To support the ‘what data?’ question, RS works with customers to conduct a ‘Criticality Assessment and Technology Selection (CATS) Survey.
Artificial intelligence is helping to revolutionise the world of information technology |
“Through this, we jointly identify the critical assets and assemblies in the customer site and the right technology and parameters to measure to get an early indicator of failure,” explains Jeffers.
“The easiest way to collect data is to harvest from existing PLCs, industrial PCs and historical databases. Only where the data does not exist, locked in the control environment, would we advocate installing new sensors.”
According to Jeffers, having collected and aggregated the data, and executed any appropriate local processing, it can then be passed to the cloud for in-depth analysis.
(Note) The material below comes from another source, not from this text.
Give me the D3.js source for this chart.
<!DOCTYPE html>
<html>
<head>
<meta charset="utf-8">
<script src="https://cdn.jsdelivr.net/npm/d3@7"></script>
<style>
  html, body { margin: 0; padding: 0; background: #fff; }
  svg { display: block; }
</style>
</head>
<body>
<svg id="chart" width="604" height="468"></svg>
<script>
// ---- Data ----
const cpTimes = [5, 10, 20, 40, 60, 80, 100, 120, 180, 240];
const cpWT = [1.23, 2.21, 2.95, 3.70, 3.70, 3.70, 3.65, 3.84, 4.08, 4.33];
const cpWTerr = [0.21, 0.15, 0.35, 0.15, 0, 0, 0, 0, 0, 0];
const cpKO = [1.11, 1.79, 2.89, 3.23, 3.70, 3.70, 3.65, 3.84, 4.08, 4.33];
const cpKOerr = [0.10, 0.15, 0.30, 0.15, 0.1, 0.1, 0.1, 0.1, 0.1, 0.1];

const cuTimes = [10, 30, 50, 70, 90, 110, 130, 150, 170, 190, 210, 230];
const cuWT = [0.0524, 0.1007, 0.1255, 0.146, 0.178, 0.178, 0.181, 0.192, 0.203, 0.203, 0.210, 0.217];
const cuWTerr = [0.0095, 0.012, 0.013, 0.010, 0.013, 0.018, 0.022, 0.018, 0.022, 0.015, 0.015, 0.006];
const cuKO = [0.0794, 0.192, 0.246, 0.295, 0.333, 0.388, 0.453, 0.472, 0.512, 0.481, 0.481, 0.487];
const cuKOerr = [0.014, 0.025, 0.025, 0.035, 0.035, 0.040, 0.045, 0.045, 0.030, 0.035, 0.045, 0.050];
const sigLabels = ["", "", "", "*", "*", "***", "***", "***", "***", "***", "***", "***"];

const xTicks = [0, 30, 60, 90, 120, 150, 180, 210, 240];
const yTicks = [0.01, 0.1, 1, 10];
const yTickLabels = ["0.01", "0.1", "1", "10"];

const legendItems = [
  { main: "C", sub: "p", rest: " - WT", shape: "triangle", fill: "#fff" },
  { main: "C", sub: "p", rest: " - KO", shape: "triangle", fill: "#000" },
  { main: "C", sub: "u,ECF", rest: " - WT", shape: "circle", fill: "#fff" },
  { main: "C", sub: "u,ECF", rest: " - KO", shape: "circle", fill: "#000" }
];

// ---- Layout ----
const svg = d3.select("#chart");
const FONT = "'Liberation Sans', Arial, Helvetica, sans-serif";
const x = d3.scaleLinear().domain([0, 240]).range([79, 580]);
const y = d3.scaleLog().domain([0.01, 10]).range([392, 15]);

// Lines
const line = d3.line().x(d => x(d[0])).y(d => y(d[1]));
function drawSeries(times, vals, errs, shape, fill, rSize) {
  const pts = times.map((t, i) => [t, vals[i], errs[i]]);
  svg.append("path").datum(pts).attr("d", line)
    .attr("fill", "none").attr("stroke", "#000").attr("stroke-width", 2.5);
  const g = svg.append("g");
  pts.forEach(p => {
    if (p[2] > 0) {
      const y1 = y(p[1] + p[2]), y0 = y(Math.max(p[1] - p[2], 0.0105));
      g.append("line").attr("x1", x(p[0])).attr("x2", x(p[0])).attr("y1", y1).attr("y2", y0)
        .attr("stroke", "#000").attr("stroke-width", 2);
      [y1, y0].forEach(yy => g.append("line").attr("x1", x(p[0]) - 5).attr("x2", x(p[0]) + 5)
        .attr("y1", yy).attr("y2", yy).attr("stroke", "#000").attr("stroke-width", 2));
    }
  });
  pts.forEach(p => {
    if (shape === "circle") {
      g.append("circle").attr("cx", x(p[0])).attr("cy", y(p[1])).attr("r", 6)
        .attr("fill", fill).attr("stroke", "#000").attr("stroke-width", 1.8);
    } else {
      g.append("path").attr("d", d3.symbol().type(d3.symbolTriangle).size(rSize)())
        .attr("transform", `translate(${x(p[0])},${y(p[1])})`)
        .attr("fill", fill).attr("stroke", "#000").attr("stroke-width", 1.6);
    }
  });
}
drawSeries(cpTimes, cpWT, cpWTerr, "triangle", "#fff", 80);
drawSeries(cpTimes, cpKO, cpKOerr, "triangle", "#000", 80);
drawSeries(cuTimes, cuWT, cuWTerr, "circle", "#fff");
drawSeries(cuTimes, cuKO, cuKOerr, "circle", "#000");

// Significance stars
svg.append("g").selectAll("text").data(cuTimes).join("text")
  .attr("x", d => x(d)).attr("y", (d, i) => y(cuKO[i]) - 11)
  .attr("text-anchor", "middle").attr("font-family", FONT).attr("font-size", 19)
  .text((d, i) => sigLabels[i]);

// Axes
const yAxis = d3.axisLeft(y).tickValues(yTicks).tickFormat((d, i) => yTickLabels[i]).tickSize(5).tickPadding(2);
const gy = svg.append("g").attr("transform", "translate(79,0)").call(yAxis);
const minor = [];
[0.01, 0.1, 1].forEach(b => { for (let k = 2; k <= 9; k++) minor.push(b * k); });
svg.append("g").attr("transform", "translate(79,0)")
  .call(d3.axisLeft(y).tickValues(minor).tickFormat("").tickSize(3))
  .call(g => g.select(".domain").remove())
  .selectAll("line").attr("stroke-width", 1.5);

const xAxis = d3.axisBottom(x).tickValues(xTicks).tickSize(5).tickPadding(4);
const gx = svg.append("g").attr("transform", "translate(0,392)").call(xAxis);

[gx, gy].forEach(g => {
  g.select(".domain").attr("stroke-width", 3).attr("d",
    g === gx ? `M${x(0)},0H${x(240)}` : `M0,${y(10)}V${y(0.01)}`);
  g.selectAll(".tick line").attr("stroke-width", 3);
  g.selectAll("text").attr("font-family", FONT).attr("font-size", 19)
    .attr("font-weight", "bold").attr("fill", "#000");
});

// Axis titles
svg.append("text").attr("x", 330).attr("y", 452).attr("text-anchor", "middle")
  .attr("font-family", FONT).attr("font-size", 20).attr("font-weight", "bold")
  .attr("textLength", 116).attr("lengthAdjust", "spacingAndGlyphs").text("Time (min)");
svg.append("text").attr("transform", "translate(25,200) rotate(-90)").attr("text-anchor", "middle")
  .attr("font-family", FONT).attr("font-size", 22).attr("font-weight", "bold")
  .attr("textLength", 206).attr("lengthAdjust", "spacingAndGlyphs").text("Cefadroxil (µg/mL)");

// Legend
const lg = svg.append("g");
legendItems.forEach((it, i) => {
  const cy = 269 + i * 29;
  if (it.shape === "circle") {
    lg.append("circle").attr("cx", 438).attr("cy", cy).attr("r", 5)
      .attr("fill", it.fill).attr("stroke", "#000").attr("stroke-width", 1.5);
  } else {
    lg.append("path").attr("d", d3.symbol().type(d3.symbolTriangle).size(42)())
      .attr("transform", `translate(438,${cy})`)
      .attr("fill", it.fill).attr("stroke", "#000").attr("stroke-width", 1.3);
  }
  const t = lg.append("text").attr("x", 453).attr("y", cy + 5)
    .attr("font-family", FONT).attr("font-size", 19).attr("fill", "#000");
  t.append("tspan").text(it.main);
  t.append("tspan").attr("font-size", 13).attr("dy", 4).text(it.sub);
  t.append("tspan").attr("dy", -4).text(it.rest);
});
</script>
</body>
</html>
“We are working with data from our distribution warehouses and with data from customers who are interested in co-developing solutions. Prior to deploying any AI tools, we pass the data through rule-based streaming analytics to identify any immediate issues. After this, we take a multi-faceted approach: physics based simulation of the real-world environment to build a digital twin of the system, e.g. we know that, as bearings wear, power consumption in a motor increases, and that can be represented in a model; machine learning to look for correlations in the data sets, and to build algorithms based on these correlations to predict future events; real world domain expertise to validate the outputs of the digital twin and machine learning and to accelerate the training of the system.”
Having completed a round of training on a relatively simple data set, RS repeats the exercise on a more complex data set to understand how much of each model can be ported between use cases, and how much needs to be built new each time.
“RS is working to build a solution that can be applied to a range of common industrial plant and processes, to make it cost effective to deploy to a range of customer problems.
“It is this kind of support that distributors must look to offer to customers if AI is to thrive and progress in the industrial space,” Jeffers concludes.